[Start of INFORMATION PROVIDED]

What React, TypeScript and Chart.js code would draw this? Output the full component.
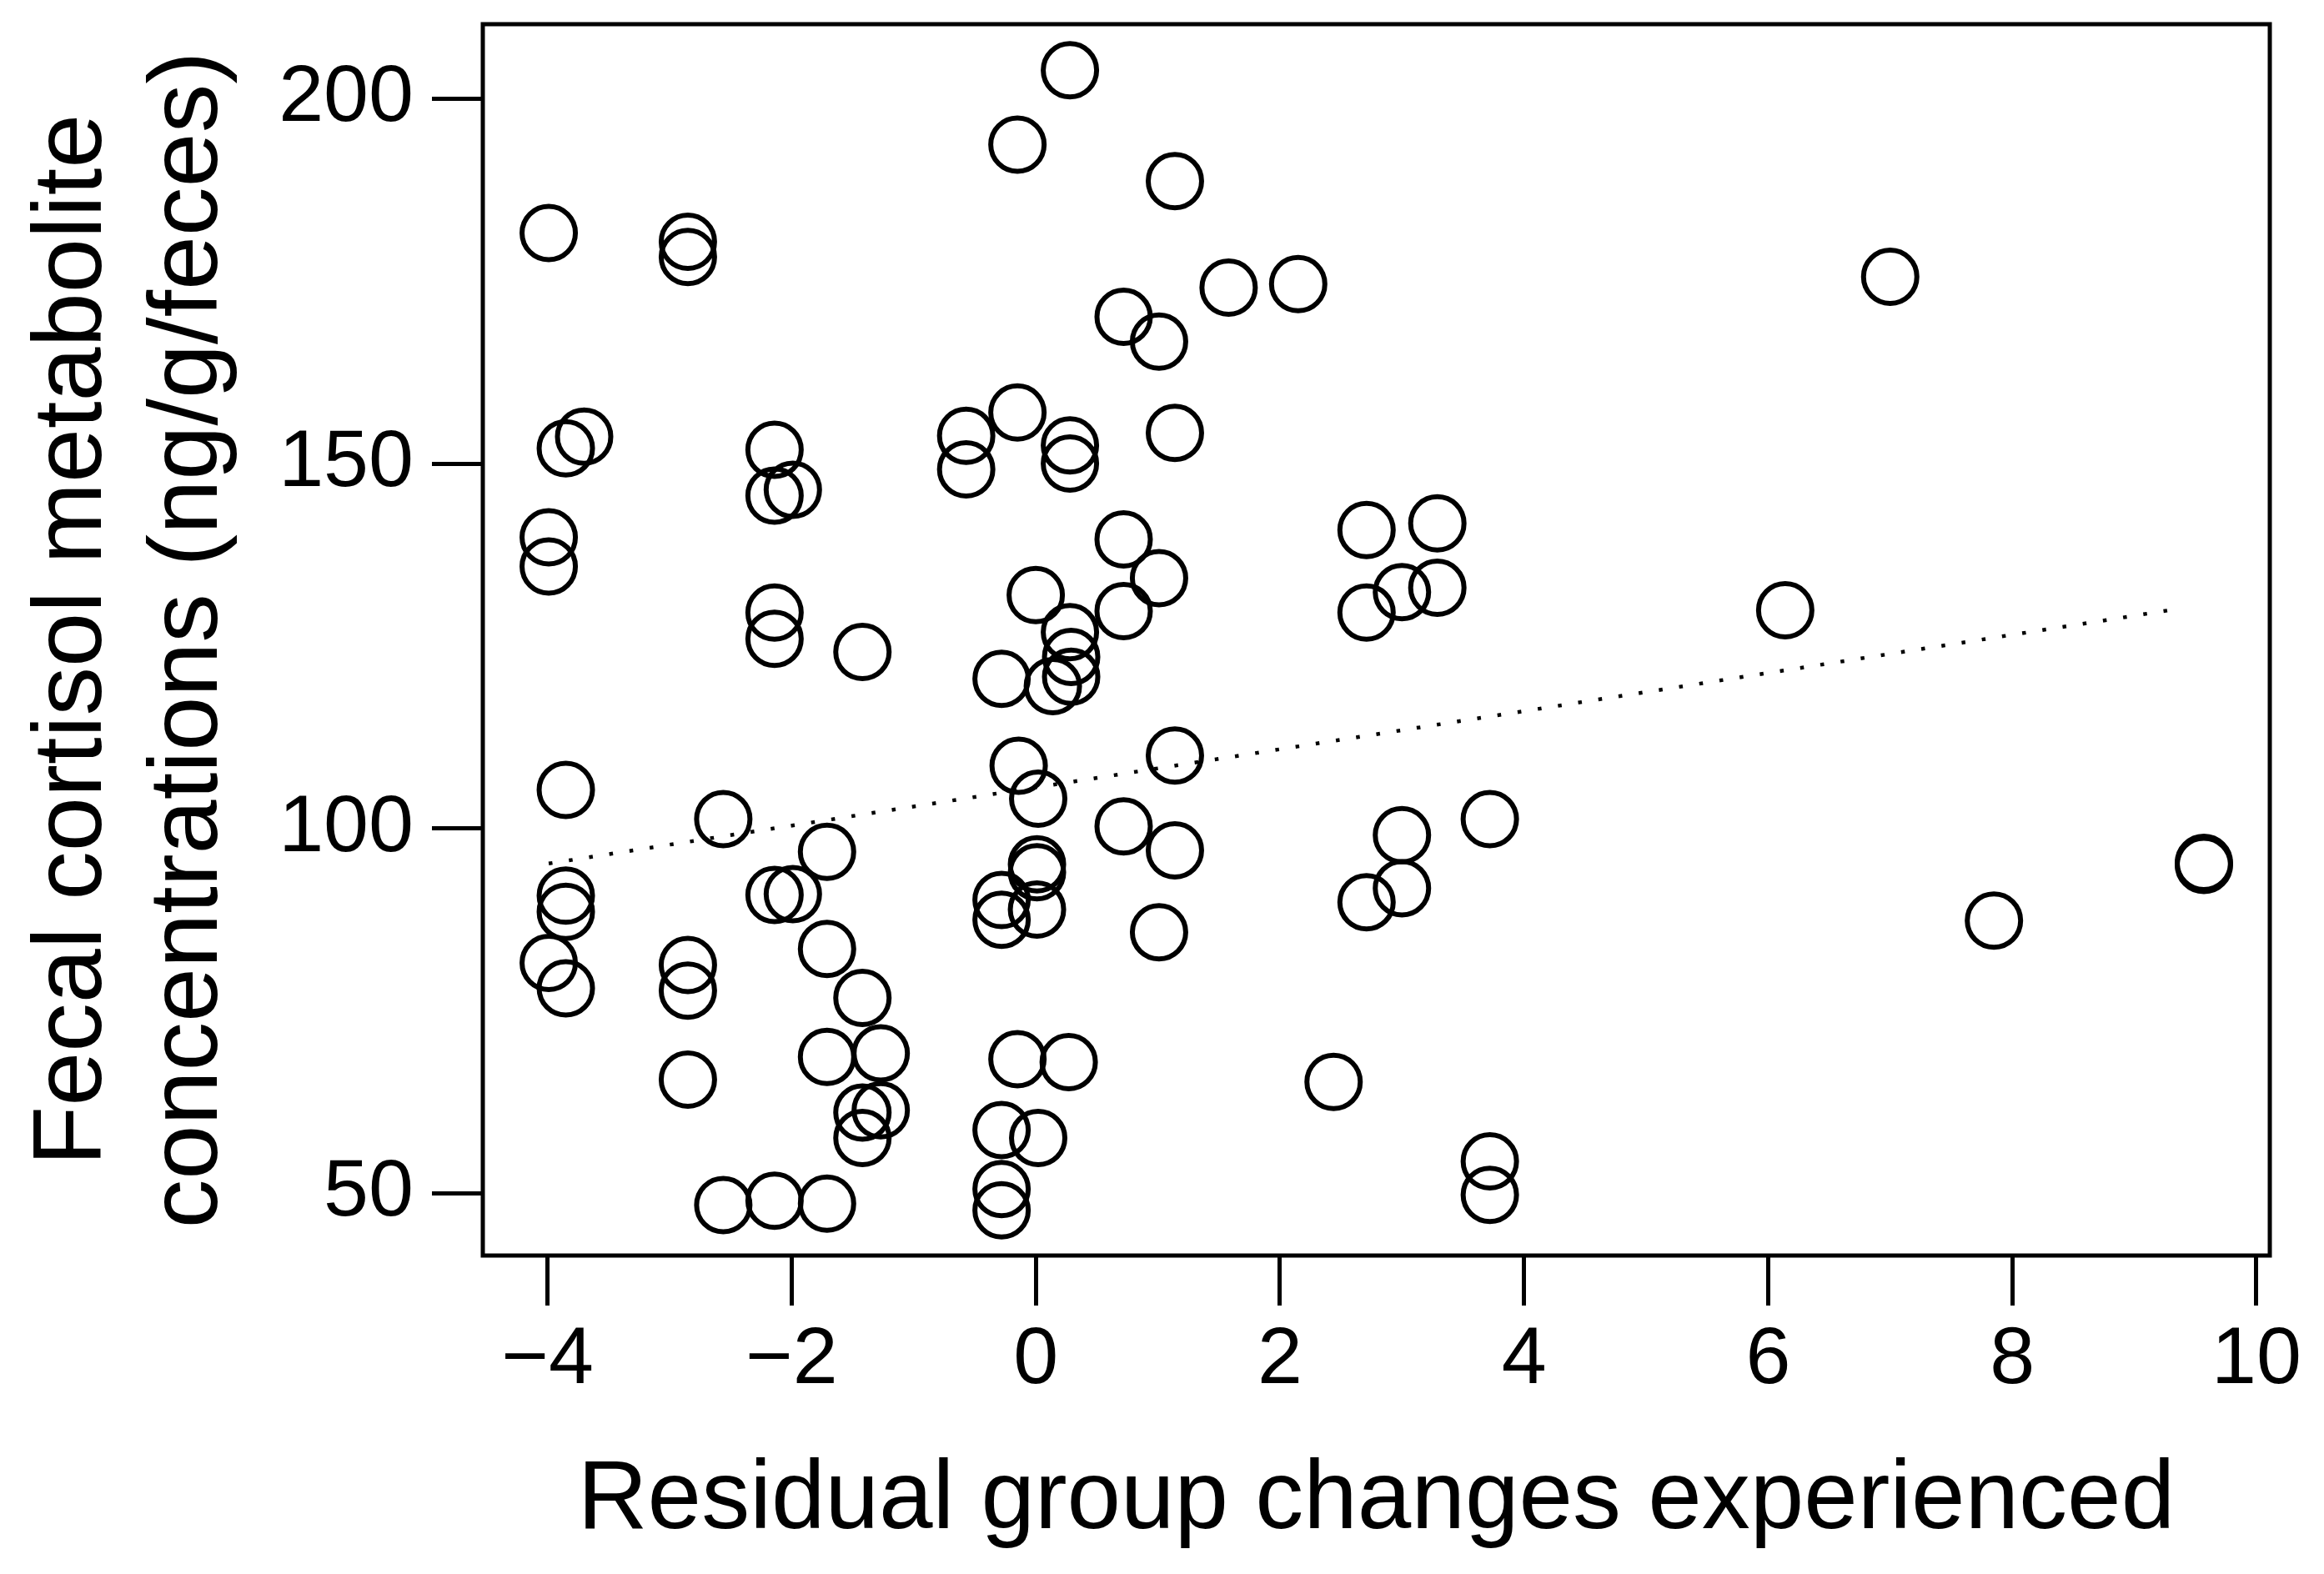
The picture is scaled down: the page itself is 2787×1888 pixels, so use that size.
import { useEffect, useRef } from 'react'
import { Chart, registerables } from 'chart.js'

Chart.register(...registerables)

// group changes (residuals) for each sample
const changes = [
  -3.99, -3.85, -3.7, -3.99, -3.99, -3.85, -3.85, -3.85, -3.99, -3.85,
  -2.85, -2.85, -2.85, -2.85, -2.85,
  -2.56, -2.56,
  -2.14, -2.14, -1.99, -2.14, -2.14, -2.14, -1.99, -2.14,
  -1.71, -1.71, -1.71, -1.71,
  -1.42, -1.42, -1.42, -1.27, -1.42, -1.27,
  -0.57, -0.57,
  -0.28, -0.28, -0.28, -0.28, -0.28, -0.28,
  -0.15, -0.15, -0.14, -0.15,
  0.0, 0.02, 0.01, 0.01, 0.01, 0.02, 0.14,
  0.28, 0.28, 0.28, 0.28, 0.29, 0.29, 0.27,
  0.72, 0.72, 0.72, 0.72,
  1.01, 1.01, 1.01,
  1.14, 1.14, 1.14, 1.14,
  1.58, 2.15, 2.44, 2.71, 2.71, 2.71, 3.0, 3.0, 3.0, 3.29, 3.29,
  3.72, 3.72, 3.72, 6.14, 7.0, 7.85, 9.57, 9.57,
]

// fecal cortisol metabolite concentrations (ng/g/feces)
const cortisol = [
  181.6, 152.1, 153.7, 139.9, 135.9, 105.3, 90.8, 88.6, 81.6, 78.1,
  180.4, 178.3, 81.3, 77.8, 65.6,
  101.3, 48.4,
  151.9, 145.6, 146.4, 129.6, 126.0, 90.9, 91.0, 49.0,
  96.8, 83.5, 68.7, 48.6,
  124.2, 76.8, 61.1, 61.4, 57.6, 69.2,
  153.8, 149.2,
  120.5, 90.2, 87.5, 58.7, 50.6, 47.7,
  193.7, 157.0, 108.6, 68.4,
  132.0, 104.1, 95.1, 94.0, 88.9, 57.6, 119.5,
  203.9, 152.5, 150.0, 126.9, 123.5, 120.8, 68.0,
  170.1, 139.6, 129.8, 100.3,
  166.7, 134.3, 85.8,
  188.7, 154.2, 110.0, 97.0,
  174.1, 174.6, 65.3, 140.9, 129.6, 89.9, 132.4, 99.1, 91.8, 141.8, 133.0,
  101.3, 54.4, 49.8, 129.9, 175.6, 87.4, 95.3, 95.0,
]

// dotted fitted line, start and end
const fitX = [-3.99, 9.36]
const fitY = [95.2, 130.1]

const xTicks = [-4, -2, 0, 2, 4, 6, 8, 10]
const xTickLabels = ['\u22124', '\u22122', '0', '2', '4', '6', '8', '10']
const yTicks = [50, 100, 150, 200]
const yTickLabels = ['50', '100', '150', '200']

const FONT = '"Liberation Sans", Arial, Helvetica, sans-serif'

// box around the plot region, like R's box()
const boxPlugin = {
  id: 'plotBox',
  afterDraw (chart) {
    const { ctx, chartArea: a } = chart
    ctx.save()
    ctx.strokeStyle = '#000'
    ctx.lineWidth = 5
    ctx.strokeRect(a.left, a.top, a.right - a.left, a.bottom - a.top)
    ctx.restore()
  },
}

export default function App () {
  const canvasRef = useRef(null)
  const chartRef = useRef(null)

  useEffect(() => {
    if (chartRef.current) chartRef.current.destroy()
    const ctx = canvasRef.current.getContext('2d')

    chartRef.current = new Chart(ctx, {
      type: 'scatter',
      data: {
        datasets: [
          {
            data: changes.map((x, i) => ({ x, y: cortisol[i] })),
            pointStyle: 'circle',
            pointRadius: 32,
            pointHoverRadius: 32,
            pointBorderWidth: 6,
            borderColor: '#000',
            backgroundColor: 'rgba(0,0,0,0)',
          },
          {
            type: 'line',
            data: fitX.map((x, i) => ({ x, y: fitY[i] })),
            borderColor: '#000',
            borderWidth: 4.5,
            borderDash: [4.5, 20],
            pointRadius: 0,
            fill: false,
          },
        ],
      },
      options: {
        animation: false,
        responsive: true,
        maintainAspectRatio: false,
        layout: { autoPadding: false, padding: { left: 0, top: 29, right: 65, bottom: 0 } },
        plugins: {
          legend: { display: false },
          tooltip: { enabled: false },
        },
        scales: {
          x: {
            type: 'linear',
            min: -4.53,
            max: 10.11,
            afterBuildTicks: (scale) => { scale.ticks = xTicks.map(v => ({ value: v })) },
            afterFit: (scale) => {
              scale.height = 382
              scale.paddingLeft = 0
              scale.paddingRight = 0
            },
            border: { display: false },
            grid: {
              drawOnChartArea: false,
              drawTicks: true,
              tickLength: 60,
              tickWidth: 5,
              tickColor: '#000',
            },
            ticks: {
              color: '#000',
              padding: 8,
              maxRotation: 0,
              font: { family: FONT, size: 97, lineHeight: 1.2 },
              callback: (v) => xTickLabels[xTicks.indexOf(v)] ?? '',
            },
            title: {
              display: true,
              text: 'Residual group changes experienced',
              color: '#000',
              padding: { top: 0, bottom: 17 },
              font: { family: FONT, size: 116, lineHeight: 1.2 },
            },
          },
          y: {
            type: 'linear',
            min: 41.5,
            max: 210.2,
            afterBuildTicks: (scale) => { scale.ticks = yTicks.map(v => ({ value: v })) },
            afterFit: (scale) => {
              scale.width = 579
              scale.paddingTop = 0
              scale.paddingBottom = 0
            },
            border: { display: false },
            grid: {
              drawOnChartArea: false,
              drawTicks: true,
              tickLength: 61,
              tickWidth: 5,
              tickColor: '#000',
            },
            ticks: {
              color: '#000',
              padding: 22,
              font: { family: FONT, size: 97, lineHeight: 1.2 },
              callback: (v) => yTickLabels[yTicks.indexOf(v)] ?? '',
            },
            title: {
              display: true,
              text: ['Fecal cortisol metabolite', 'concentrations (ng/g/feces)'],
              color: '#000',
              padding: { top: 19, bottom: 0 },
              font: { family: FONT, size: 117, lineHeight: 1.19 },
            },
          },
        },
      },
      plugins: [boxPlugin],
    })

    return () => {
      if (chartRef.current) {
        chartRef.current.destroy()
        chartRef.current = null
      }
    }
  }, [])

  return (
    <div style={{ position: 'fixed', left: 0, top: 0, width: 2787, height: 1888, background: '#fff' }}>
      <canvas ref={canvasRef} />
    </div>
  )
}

[End of INFORMATION PROVIDED]

PROMPT: Retype each line of the listing above word for word. Exclude the pictures.

THE REPLY:
What React, TypeScript and Chart.js code would draw this? Output the full component.
The picture is scaled down: the page itself is 2787×1888 pixels, so use that size.
import { useEffect, useRef } from 'react'
import { Chart, registerables } from 'chart.js'

Chart.register(...registerables)

// group changes (residuals) for each sample
const changes = [
  -3.99, -3.85, -3.7, -3.99, -3.99, -3.85, -3.85, -3.85, -3.99, -3.85,
  -2.85, -2.85, -2.85, -2.85, -2.85,
  -2.56, -2.56,
  -2.14, -2.14, -1.99, -2.14, -2.14, -2.14, -1.99, -2.14,
  -1.71, -1.71, -1.71, -1.71,
  -1.42, -1.42, -1.42, -1.27, -1.42, -1.27,
  -0.57, -0.57,
  -0.28, -0.28, -0.28, -0.28, -0.28, -0.28,
  -0.15, -0.15, -0.14, -0.15,
  0.0, 0.02, 0.01, 0.01, 0.01, 0.02, 0.14,
  0.28, 0.28, 0.28, 0.28, 0.29, 0.29, 0.27,
  0.72, 0.72, 0.72, 0.72,
  1.01, 1.01, 1.01,
  1.14, 1.14, 1.14, 1.14,
  1.58, 2.15, 2.44, 2.71, 2.71, 2.71, 3.0, 3.0, 3.0, 3.29, 3.29,
  3.72, 3.72, 3.72, 6.14, 7.0, 7.85, 9.57, 9.57,
]

// fecal cortisol metabolite concentrations (ng/g/feces)
const cortisol = [
  181.6, 152.1, 153.7, 139.9, 135.9, 105.3, 90.8, 88.6, 81.6, 78.1,
  180.4, 178.3, 81.3, 77.8, 65.6,
  101.3, 48.4,
  151.9, 145.6, 146.4, 129.6, 126.0, 90.9, 91.0, 49.0,
  96.8, 83.5, 68.7, 48.6,
  124.2, 76.8, 61.1, 61.4, 57.6, 69.2,
  153.8, 149.2,
  120.5, 90.2, 87.5, 58.7, 50.6, 47.7,
  193.7, 157.0, 108.6, 68.4,
  132.0, 104.1, 95.1, 94.0, 88.9, 57.6, 119.5,
  203.9, 152.5, 150.0, 126.9, 123.5, 120.8, 68.0,
  170.1, 139.6, 129.8, 100.3,
  166.7, 134.3, 85.8,
  188.7, 154.2, 110.0, 97.0,
  174.1, 174.6, 65.3, 140.9, 129.6, 89.9, 132.4, 99.1, 91.8, 141.8, 133.0,
  101.3, 54.4, 49.8, 129.9, 175.6, 87.4, 95.3, 95.0,
]

// dotted fitted line, start and end
const fitX = [-3.99, 9.36]
const fitY = [95.2, 130.1]

const xTicks = [-4, -2, 0, 2, 4, 6, 8, 10]
const xTickLabels = ['\u22124', '\u22122', '0', '2', '4', '6', '8', '10']
const yTicks = [50, 100, 150, 200]
const yTickLabels = ['50', '100', '150', '200']

const FONT = '"Liberation Sans", Arial, Helvetica, sans-serif'

// box around the plot region, like R's box()
const boxPlugin = {
  id: 'plotBox',
  afterDraw (chart) {
    const { ctx, chartArea: a } = chart
    ctx.save()
    ctx.strokeStyle = '#000'
    ctx.lineWidth = 5
    ctx.strokeRect(a.left, a.top, a.right - a.left, a.bottom - a.top)
    ctx.restore()
  },
}

export default function App () {
  const canvasRef = useRef(null)
  const chartRef = useRef(null)

  useEffect(() => {
    if (chartRef.current) chartRef.current.destroy()
    const ctx = canvasRef.current.getContext('2d')

    chartRef.current = new Chart(ctx, {
      type: 'scatter',
      data: {
        datasets: [
          {
            data: changes.map((x, i) => ({ x, y: cortisol[i] })),
            pointStyle: 'circle',
            pointRadius: 32,
            pointHoverRadius: 32,
            pointBorderWidth: 6,
            borderColor: '#000',
            backgroundColor: 'rgba(0,0,0,0)',
          },
          {
            type: 'line',
            data: fitX.map((x, i) => ({ x, y: fitY[i] })),
            borderColor: '#000',
            borderWidth: 4.5,
            borderDash: [4.5, 20],
            pointRadius: 0,
            fill: false,
          },
        ],
      },
      options: {
        animation: false,
        responsive: true,
        maintainAspectRatio: false,
        layout: { autoPadding: false, padding: { left: 0, top: 29, right: 65, bottom: 0 } },
        plugins: {
          legend: { display: false },
          tooltip: { enabled: false },
        },
        scales: {
          x: {
            type: 'linear',
            min: -4.53,
            max: 10.11,
            afterBuildTicks: (scale) => { scale.ticks = xTicks.map(v => ({ value: v })) },
            afterFit: (scale) => {
              scale.height = 382
              scale.paddingLeft = 0
              scale.paddingRight = 0
            },
            border: { display: false },
            grid: {
              drawOnChartArea: false,
              drawTicks: true,
              tickLength: 60,
              tickWidth: 5,
              tickColor: '#000',
            },
            ticks: {
              color: '#000',
              padding: 8,
              maxRotation: 0,
              font: { family: FONT, size: 97, lineHeight: 1.2 },
              callback: (v) => xTickLabels[xTicks.indexOf(v)] ?? '',
            },
            title: {
              display: true,
              text: 'Residual group changes experienced',
              color: '#000',
              padding: { top: 0, bottom: 17 },
              font: { family: FONT, size: 116, lineHeight: 1.2 },
            },
          },
          y: {
            type: 'linear',
            min: 41.5,
            max: 210.2,
            afterBuildTicks: (scale) => { scale.ticks = yTicks.map(v => ({ value: v })) },
            afterFit: (scale) => {
              scale.width = 579
              scale.paddingTop = 0
              scale.paddingBottom = 0
            },
            border: { display: false },
            grid: {
              drawOnChartArea: false,
              drawTicks: true,
              tickLength: 61,
              tickWidth: 5,
              tickColor: '#000',
            },
            ticks: {
              color: '#000',
              padding: 22,
              font: { family: FONT, size: 97, lineHeight: 1.2 },
              callback: (v) => yTickLabels[yTicks.indexOf(v)] ?? '',
            },
            title: {
              display: true,
              text: ['Fecal cortisol metabolite', 'concentrations (ng/g/feces)'],
              color: '#000',
              padding: { top: 19, bottom: 0 },
              font: { family: FONT, size: 117, lineHeight: 1.19 },
            },
          },
        },
      },
      plugins: [boxPlugin],
    })

    return () => {
      if (chartRef.current) {
        chartRef.current.destroy()
        chartRef.current = null
      }
    }
  }, [])

  return (
    <div style={{ position: 'fixed', left: 0, top: 0, width: 2787, height: 1888, background: '#fff' }}>
      <canvas ref={canvasRef} />
    </div>
  )
}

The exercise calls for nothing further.